Tamaqua Has Heart was truly a project of love; the love of volunteers who wanted our community to love itself and focus on our positive, nurturing characteristics.

Led by volunteers Kyle Whitley and Wandie Little, the project was modeled after the Cat’N Around Catskill public art exhibit in Catskill, New York. With however, our own twist.  Our project took one-and-a-half years to complete and included a summer-long display of large fiberglass hearts in the downtown.  We brought in new partners, more artists and invited people near and far to stop and take notice. From the very young to the very old, each heart inspired personal connections that, we believe, will never be forgotten.

Raw Aspirations planning began while Tamaqua Has Heart was still unfolding. This time, we sought to partner with another arts community in a neighboring town.  The Arts Barn of Orwigsburg jumped right in by providing artists skilled in working with raw materials and natural curiosities.  This summer-long display sought to manifest in a tangible way the dreams of “hope for the future” within our community. The cross-collaboration of artists, art venues and towns was important.  As we assess the achievements of individual towns, we find the most successful communities remain so based on forging meaningful partnerships with others in the region.

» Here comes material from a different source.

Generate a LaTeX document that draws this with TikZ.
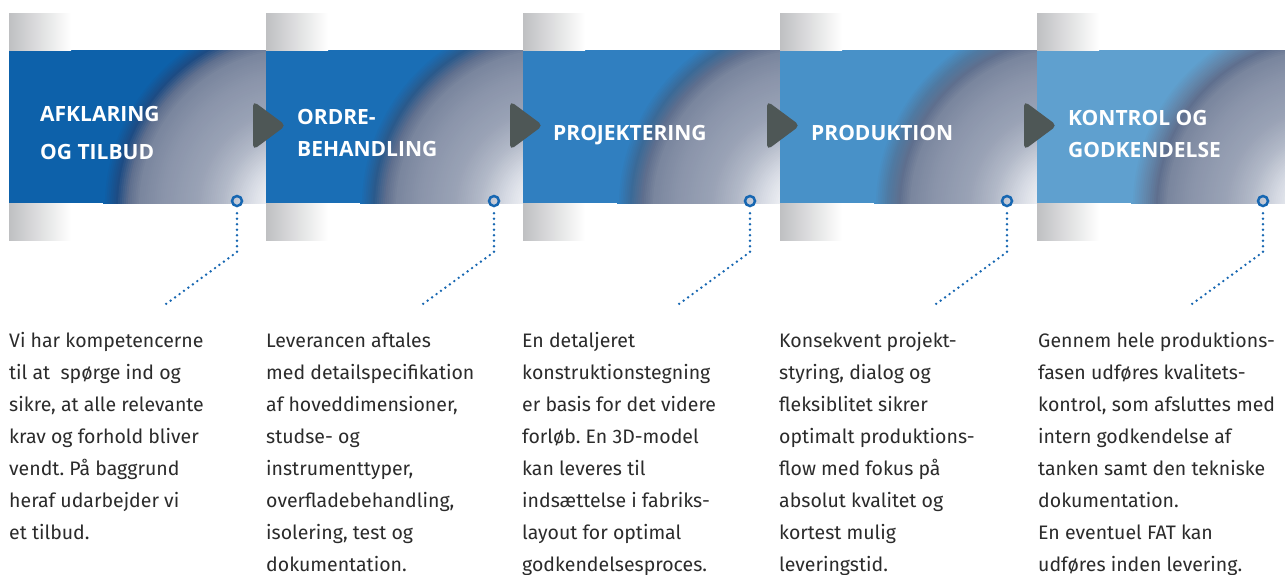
\documentclass[tikz,border=0pt]{standalone}
\usepackage{fontspec}
\setmainfont{Fira Sans}
\newfontfamily\titlefont{Open Sans}
\usetikzlibrary{calc}

\definecolor{txt}{HTML}{2B2B2B}
\definecolor{markblue}{HTML}{1767B2}
\definecolor{tri}{HTML}{4E5756}
\definecolor{stripgray}{HTML}{BFC0C2}
\definecolor{gc0}{HTML}{F6F7F9}
\definecolor{gc1}{HTML}{EEF0F4}
\definecolor{gc2}{HTML}{D6DAE3}
\definecolor{gc3}{HTML}{B2B9C8}
\definecolor{gc4}{HTML}{9AA3B6}
\definecolor{gc5}{HTML}{8A94AA}
\definecolor{gc6}{HTML}{7A869E}
\definecolor{gc7}{HTML}{5F6F8E}
\definecolor{pb1}{HTML}{0D61AA}\definecolor{pd1}{HTML}{1D4C84}
\definecolor{pb2}{HTML}{1A6EB5}\definecolor{pd2}{HTML}{2A5A8C}
\definecolor{pb3}{HTML}{307FC0}\definecolor{pd3}{HTML}{3A6A98}
\definecolor{pb4}{HTML}{4891C8}\definecolor{pd4}{HTML}{4F7AA2}
\definecolor{pb5}{HTML}{5FA0CF}\definecolor{pd5}{HTML}{6288AD}
\colorlet{pbase}{pb1}\colorlet{pdark}{pd1}

% radial glow drawn as concentric discs, radii in px
\newcommand\drawpanel[3]{%
  \begin{scope}
    \clip (#1,50) rectangle ++(257,153);
    \fill[#2] (#1,50) rectangle ++(257,153);
    \colorlet{pbase}{#2}\colorlet{pdark}{#3}%
    \coordinate (gcenter) at (#1+288,207);
    \foreach \ra/\ca/\rb/\cb in {194/pbase/181/pdark, 181/pdark/169/gc7, 169/gc7/158/gc6,
        158/gc6/135/gc5, 135/gc5/100/gc4, 100/gc4/75/gc3, 75/gc3/50/gc2, 50/gc2/30/gc1, 30/gc1/2/gc0} {
      \pgfmathtruncatemacro\nn{max(1,round((\ra-\rb)/2))}
      \pgfmathtruncatemacro\nm{\nn-1}
      \foreach \t in {0,...,\nm} {
        \pgfmathsetmacro\rr{\ra-(\ra-\rb)*\t/\nn}
        \pgfmathtruncatemacro\pp{100*\t/\nn}
        \fill[\cb!\pp!\ca] (gcenter) circle[radius=\rr pt];
      }
    }
    \fill[gc0] (gcenter) circle[radius=2pt];
  \end{scope}
  \shade[left color=stripgray, middle color=stripgray!75!white, right color=white] (#1,13) rectangle ++(62,37);
  \shade[left color=stripgray, middle color=stripgray!75!white, right color=white] (#1,203) rectangle ++(62,37);
}
\newcommand\drawtri[1]{%
  \fill[tri, rounded corners=5pt] (#1-13,101) -- (#1+20,125.5) -- (#1-13,150) -- cycle;
}

\tikzset{
  titletext/.style={anchor=base west, inner sep=0pt, text=white, font=\titlefont\fontsize{21}{32}\selectfont\bfseries},
  bodytext/.style={anchor=base west, inner sep=0pt, text=txt, font=\frenchspacing\fontsize{19.5}{32}\selectfont},
  marker/.style={circle, draw=markblue, line width=2.5pt, minimum size=10pt, inner sep=0pt},
  leader/.style={markblue, line width=2.7pt, line cap=round, dash pattern=on 0pt off 5.5pt, shorten <=6pt}
}

\begin{document}
\begin{tikzpicture}[x=1pt,y=-1pt]
\useasboundingbox (0,0) rectangle (1285,574);
\fill[white] (0,0) rectangle (1285,574);

\drawpanel{9}{pb1}{pd1}
\drawpanel{266}{pb2}{pd2}
\drawpanel{523}{pb3}{pd3}
\drawpanel{780}{pb4}{pd4}
\drawpanel{1037}{pb5}{pd5}

\drawtri{266}
\drawtri{523}
\drawtri{780}
\drawtri{1037}

% titles
\node (t1) [titletext] at (40,121.7) {\fontsize{21}{37.5}\selectfont\parbox[t]{220pt}{AFKLARING\\OG TILBUD}};
\node (t2) [titletext] at (297,124.3) {\parbox[t]{220pt}{ORDRE-\\BEHANDLING}};
\node (t3) [titletext] at (553,140.7) {PROJEKTERING};
\node (t4) [titletext] at (811,140.5) {PRODUKTION};
\node (t5) [titletext] at (1068,125) {\parbox[t]{210pt}{KONTROL OG\\GODKENDELSE}};

% markers and leaders
\node (m1) [marker] at (237,201) {};
\node (m2) [marker] at (494,201) {};
\node (m3) [marker] at (750,201) {};
\node (m4) [marker] at (1007,201) {};
\node (m5) [marker] at (1263,201) {};
\coordinate (k1) at (237,252); \coordinate (e1) at (166,304);
\coordinate (k2) at (494,252); \coordinate (e2) at (423,304);
\coordinate (k3) at (750,252); \coordinate (e3) at (679,304);
\coordinate (k4) at (1007,252); \coordinate (e4) at (936,304);
\coordinate (k5) at (1263,252); \coordinate (e5) at (1192,304);
\foreach \i in {1,...,5} {\draw[leader] (m\i.south) -- (k\i) -- (e\i);}

% body texts
\node (b1) [bodytext] at (9,347.3) {\parbox[t]{250pt}{Vi har kompetencerne\\til at\ \ spørge ind og\\sikre, at alle relevante\\krav og forhold bliver\\vendt. På baggrund\\heraf udarbejder vi\\et tilbud.}};
\node (b2) [bodytext] at (266,347.3) {\parbox[t]{250pt}{Leverancen aftales\\med detailspecifikation\\af hoveddimensioner,\\studse- og\\instrumenttyper,\\overfladebehandling,\\isolering, test og\\dokumentation.}};
\node (b3) [bodytext] at (522,347.3) {\parbox[t]{250pt}{En detaljeret\\konstruktionstegning\\er basis for det videre\\forløb. En 3D-model\\kan leveres til\\indsættelse i fabriks-\\layout for optimal\\godkendelsesproces.}};
\node (b4) [bodytext] at (779,347.3) {\parbox[t]{250pt}{Konsekvent projekt-\\styring, dialog og\\fleksiblitet sikrer\\optimalt produktions-\\flow med fokus på\\absolut kvalitet og\\kortest mulig\\leveringstid.}};
\node (b5) [bodytext] at (1038,347.3) {\parbox[t]{250pt}{Gennem hele produktions-\\fasen udføres kvalitets-\\kontrol, som afsluttes med\\intern godkendelse af\\tanken samt den tekniske\\dokumentation.\\En eventuel FAT kan\\udføres inden levering.}};
\end{tikzpicture}
\end{document}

Art of Escape Tamaqua started in conversations in our local High School with students who are part of the Raiders Step-Up Club.  While the Community Arts Center offers many activities and events, students have a difficult time making a connection.  So this project sought to use students as developers of puzzles, clues, designers and organizers of a temporary escape room.  Working alongside professionals allowed relationships and skills to be built by our young people, giving them transitional advantage once they graduate high school.  The program also serves as a preventative against drug and alcohol use.